Amalia no se conformaba solo con esa labor de fotógrafa provinciana y añoraba poder recorrer el mundo a lomos de caballería emulando a los retratistas ingleses y franceses, documentando tipos humanos y obras de ingeniería. Prueba de esa pasión por su oficio fue su participación en el Concurso Nacional de Fotografía de 1868, celebrado en Zaragoza, en el que obtuvo una mención honorífica.
Pero lejos de progresar como fotógrafa, Amalia debió marchar en 1869 con su marido a Madrid, quien acababa de ganar la concesión del Gobierno para imprimir La Gaceta Agrícola. Los emolumentos del matrimonio prosperaron, se afincaron en la burguesa Plaza de los Ministerios y Francisco se dedicó a reeditar obras de clásicos, afiliándose al Círculo conservador de Cánovas del Castillo.

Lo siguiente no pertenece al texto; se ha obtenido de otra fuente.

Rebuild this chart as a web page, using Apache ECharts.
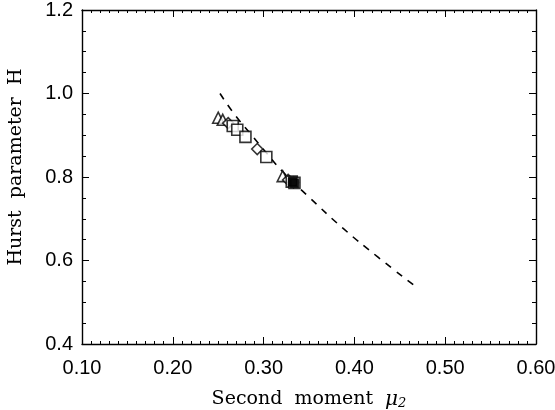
<!DOCTYPE html>
<html><head><meta charset="utf-8">
<script src="https://cdn.jsdelivr.net/npm/echarts@6/dist/echarts.min.js"></script>
<style>html,body{margin:0;padding:0;background:#fff}#c{width:555px;height:410px}</style>
</head><body><div id="c"></div>
<script>
// Data
var xTicks = [0.10, 0.20, 0.30, 0.40, 0.50, 0.60];
var yTicks = [0.4, 0.6, 0.8, 1.0, 1.2];
var modelLine = [[0.252,1.000],[0.268,0.950],[0.285,0.905],[0.303,0.858],[0.320,0.815],[0.351,0.750],[0.387,0.678],[0.426,0.608],[0.466,0.540]];
var triangles = [[0.250,0.942],[0.255,0.937],[0.321,0.802]];
var diamonds  = [[0.261,0.929],[0.293,0.867],[0.327,0.793],[0.333,0.787]];
var squares   = [[0.266,0.922],[0.271,0.913],[0.280,0.896],[0.303,0.848],[0.331,0.789],[0.334,0.786]];
var filled    = [[0.332,0.788],[0.334,0.785]];

var chart = echarts.init(document.getElementById('c'), null, {renderer:'canvas'});
var axisLine = {show:true, lineStyle:{color:'#000', width:1.4}};
var sans = 'Liberation Sans';
var serif = 'DejaVu Serif';
function xAx(pos, show){
  return {type:'value', position:pos, min:0.1, max:0.6, interval:0.1,
    axisLine:axisLine, axisTick:{show:true, inside:true, length:7, lineStyle:{color:'#000'}},
    minorTick:{show:true, splitNumber:10, length:3, lineStyle:{color:'#000'}},
    splitLine:{show:false},
    axisLabel:{show:show, margin:14, color:'#000', fontFamily:sans, fontSize:20,
      formatter:function(v){return v.toFixed(2);}},
    name: show ? 'Second  moment  {m|μ}{s|2}' : '', nameLocation:'middle', nameGap:45,
    nameTextStyle:{color:'#000', fontFamily:serif, fontSize:19,
      rich:{m:{fontFamily:serif, fontStyle:'italic', fontSize:20, color:'#000'},
            s:{fontFamily:serif, fontStyle:'italic', fontSize:13, color:'#000', verticalAlign:'bottom', padding:[8,0,0,0]}}}
  };
}
function yAx(pos, show){
  return {type:'value', position:pos, min:0.4, max:1.2, interval:0.2,
    axisLine:axisLine, axisTick:{show:true, inside:true, length:7, lineStyle:{color:'#000'}},
    minorTick:{show:true, splitNumber:4, length:4, lineStyle:{color:'#000'}},
    splitLine:{show:false},
    axisLabel:{show:show, margin:9, color:'#000', fontFamily:sans, fontSize:20,
      formatter:function(v){return v.toFixed(1);}},
    name: show ? 'Hurst  parameter  H' : '', nameLocation:'middle', nameGap:56,
    nameTextStyle:{color:'#000', fontFamily:serif, fontSize:19, padding:[0,0,0,20]}
  };
}
function scat(data, symbol, size, fill){
  return {type:'scatter', data:data, symbol:symbol, symbolSize:size, xAxisIndex:0, yAxisIndex:0,
    itemStyle:{color: fill ? '#000' : '#fff', borderColor:'#000', borderWidth:1.6}, z:3};
}
chart.setOption({
  animation:false,
  backgroundColor:'#fff',
  grid:{left:82, right:19, top:10, bottom:66, containLabel:false, outerBoundsMode:'none'},
  xAxis:[xAx('bottom', true), xAx('top', false)],
  yAxis:[yAx('left', true), yAx('right', false)],
  series:[
    {type:'line', data:modelLine, showSymbol:false, smooth:true, xAxisIndex:0, yAxisIndex:0,
      lineStyle:{color:'#000', width:1.6, type:[7,7]}, z:2},
    scat(triangles, 'triangle', 11, false),
    scat(diamonds, 'diamond', 11, false),
    scat(squares, 'rect', 11, false),
    scat(filled, 'rect', 8, true)
  ]
});
</script></body></html>
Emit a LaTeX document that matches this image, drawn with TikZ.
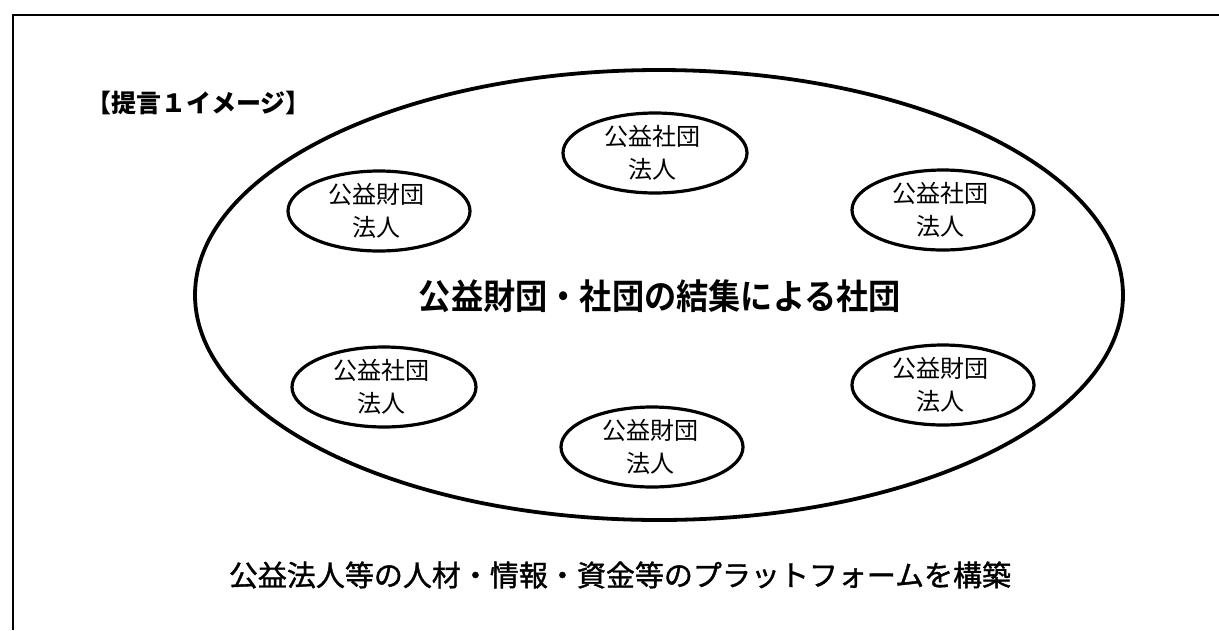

Allí en la villa y corte se pierde la pista como fotógrafa de Amalia, la aventajada almeriense, ahogado su arte- como el de tantas féminas- en las prioridades de su marido. Ya nunca más consta que volviese a disparar una cámara o a positivar en papel albúmina, ni siquiera que volviera a recorrer aquellas calles de su infancia refrescadas por el viento salobre del Poniente.